Task to carry out >>
Return the lines from the one that contains "What TikZ code" through the one that contains "fill=specialfill, draw=specialline, minimum", both included, exactly as written and with nothing added.

Part of a data file >>
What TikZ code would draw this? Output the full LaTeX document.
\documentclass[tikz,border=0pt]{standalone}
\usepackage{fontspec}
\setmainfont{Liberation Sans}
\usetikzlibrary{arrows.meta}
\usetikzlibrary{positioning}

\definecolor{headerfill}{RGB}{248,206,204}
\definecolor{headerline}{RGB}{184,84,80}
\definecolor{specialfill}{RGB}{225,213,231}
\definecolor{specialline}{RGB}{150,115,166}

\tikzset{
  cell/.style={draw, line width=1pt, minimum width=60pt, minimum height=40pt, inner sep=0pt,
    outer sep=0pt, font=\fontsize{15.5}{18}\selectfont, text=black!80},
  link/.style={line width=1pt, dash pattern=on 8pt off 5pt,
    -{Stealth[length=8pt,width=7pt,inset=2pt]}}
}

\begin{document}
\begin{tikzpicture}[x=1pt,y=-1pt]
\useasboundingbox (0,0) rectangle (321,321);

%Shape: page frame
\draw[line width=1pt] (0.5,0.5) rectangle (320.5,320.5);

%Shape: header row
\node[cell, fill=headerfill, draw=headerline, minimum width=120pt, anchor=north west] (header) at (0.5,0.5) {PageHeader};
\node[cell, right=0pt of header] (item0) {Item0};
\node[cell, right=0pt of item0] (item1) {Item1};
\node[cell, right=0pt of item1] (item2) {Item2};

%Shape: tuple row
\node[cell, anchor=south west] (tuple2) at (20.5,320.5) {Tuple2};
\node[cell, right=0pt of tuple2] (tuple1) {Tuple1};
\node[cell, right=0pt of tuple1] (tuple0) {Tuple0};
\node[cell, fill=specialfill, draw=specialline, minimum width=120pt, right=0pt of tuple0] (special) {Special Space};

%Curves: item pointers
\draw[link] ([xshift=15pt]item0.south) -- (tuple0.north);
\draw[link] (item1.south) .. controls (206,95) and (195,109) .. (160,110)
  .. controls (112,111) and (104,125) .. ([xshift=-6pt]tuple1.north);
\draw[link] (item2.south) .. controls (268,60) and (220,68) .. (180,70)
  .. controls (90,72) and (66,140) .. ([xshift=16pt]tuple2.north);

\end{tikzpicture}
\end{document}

* * *

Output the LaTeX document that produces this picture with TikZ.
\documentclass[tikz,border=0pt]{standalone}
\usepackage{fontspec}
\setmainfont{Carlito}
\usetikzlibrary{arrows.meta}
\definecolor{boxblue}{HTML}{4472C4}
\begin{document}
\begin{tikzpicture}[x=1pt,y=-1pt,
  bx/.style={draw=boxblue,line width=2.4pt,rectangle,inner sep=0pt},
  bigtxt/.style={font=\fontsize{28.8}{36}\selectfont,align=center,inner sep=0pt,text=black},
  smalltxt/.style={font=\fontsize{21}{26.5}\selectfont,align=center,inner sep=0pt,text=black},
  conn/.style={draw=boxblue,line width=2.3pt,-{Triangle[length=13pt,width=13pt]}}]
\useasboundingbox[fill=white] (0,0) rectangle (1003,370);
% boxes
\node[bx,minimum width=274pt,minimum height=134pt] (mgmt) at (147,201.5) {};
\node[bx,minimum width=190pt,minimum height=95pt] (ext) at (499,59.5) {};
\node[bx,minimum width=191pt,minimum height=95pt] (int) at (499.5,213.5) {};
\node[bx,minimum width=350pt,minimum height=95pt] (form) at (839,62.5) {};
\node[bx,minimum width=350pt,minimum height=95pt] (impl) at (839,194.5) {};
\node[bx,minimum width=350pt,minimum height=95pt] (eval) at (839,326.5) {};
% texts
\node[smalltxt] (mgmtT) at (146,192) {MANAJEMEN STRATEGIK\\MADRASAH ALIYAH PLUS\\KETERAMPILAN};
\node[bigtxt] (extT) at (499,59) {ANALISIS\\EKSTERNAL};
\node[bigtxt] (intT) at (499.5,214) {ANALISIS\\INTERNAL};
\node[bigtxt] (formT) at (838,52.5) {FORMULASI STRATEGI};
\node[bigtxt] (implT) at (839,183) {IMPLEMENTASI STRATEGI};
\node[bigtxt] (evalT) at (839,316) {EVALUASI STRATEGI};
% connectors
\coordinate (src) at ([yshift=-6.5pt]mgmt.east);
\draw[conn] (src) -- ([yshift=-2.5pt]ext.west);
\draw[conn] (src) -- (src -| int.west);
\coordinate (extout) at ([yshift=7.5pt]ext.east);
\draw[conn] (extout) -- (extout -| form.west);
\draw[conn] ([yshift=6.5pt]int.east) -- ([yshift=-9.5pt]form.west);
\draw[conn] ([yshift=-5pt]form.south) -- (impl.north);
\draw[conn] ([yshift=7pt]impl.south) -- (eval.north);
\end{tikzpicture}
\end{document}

Answer to the problem >>
What TikZ code would draw this? Output the full LaTeX document.
\documentclass[tikz,border=0pt]{standalone}
\usepackage{fontspec}
\setmainfont{Liberation Sans}
\usetikzlibrary{arrows.meta}
\usetikzlibrary{positioning}

\definecolor{headerfill}{RGB}{248,206,204}
\definecolor{headerline}{RGB}{184,84,80}
\definecolor{specialfill}{RGB}{225,213,231}
\definecolor{specialline}{RGB}{150,115,166}

\tikzset{
  cell/.style={draw, line width=1pt, minimum width=60pt, minimum height=40pt, inner sep=0pt,
    outer sep=0pt, font=\fontsize{15.5}{18}\selectfont, text=black!80},
  link/.style={line width=1pt, dash pattern=on 8pt off 5pt,
    -{Stealth[length=8pt,width=7pt,inset=2pt]}}
}

\begin{document}
\begin{tikzpicture}[x=1pt,y=-1pt]
\useasboundingbox (0,0) rectangle (321,321);

%Shape: page frame
\draw[line width=1pt] (0.5,0.5) rectangle (320.5,320.5);

%Shape: header row
\node[cell, fill=headerfill, draw=headerline, minimum width=120pt, anchor=north west] (header) at (0.5,0.5) {PageHeader};
\node[cell, right=0pt of header] (item0) {Item0};
\node[cell, right=0pt of item0] (item1) {Item1};
\node[cell, right=0pt of item1] (item2) {Item2};

%Shape: tuple row
\node[cell, anchor=south west] (tuple2) at (20.5,320.5) {Tuple2};
\node[cell, right=0pt of tuple2] (tuple1) {Tuple1};
\node[cell, right=0pt of tuple1] (tuple0) {Tuple0};
\node[cell, fill=specialfill, draw=specialline, minimum width=120pt, right=0pt of tuple0] (special) {Special Space};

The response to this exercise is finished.